Un Admour recevait régulièrement un couple qui venait le consulter pour des problèmes de chalom bayit. Un jour, le mari, de guerre lasse, demanda : « Rabbi, ne pourriez-vous pas nous donner une solution définitive ? » L’Admour répondit : « Certainement. Voici une segoula infaillible. Le vendredi après-midi, avant Chabbat, que ton épouse aille nettoyer la plaque de cuisson chez trois de vos voisines. » La femme accepta. Chez la première voisine, elle entendit le mari crier : « Tu n’as pas fait assez à manger, tu es toujours en retard ! » Chez la deuxième, elle s’affairait à nettoyer quand elle entendit un autre mari se plaindre : « Ce linge n’est pas propre, rien n’est repassé à temps ! » Chez la troisième, même scène : « Tu dépenses trop d’argent ! Tu nous prends pour les Rothschild !? » En rentrant chez elle, la femme se tourna vers son mari et lui dit : « Mon chéri, après ce que j’ai vu aujourd’hui, j’ai compris que tu es le meilleur des hommes.
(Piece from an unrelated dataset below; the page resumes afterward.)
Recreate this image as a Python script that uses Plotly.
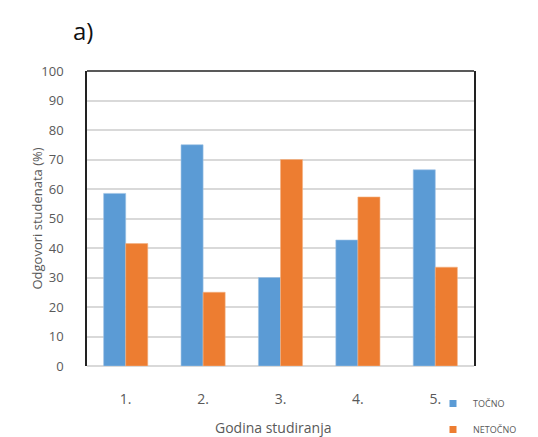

Plus jamais nous ne nous querellerons ! »
Le message est clair : la reconnaissance naît souvent d’une juste perspective. Savoir apprécier ce que l’on a, c’est le premier pas vers un foyer où règnent la paix et le bonheur.
Le Talmud de Jérusalem rapporte quant à lui l’histoire de Rabbi Yossi Hagalili, qui, tourmenté par le caractère acariâtre de son épouse, finit par divorcer. Tandis que Rabbi Yossi continuait une vie de sainteté et de prospérité, son ex-femme se remaria avec le gardien de la ville, qui devint aveugle et tomba dans la misère. Réduite à mendier pour le nourrir, elle le guidait à travers la cité. Un jour, son mari insista pour qu’elle aille quêter dans la rue où habitait Rabbi Yossi. Submergée par la honte, elle refusa. L’homme, furieux, la frappa en pleine rue. Rabbi Yossi, qui passait par là, entendit les cris. Sans une hésitation, il les recueillit tous les deux, les installa dans l’une de ses maisons et pourvut à leurs besoins jusqu’à la fin de leurs jours, appliquant à la lettre le verset : « Oumivsarkha lo titalam — Et de ta propre chair tu ne te détourneras point ». Nos Maîtres enseignent que cette expression désigne également l’ex-épouse d’un homme, dans une forme ultime de reconnaissance et de responsabilité qui transcende même la séparation.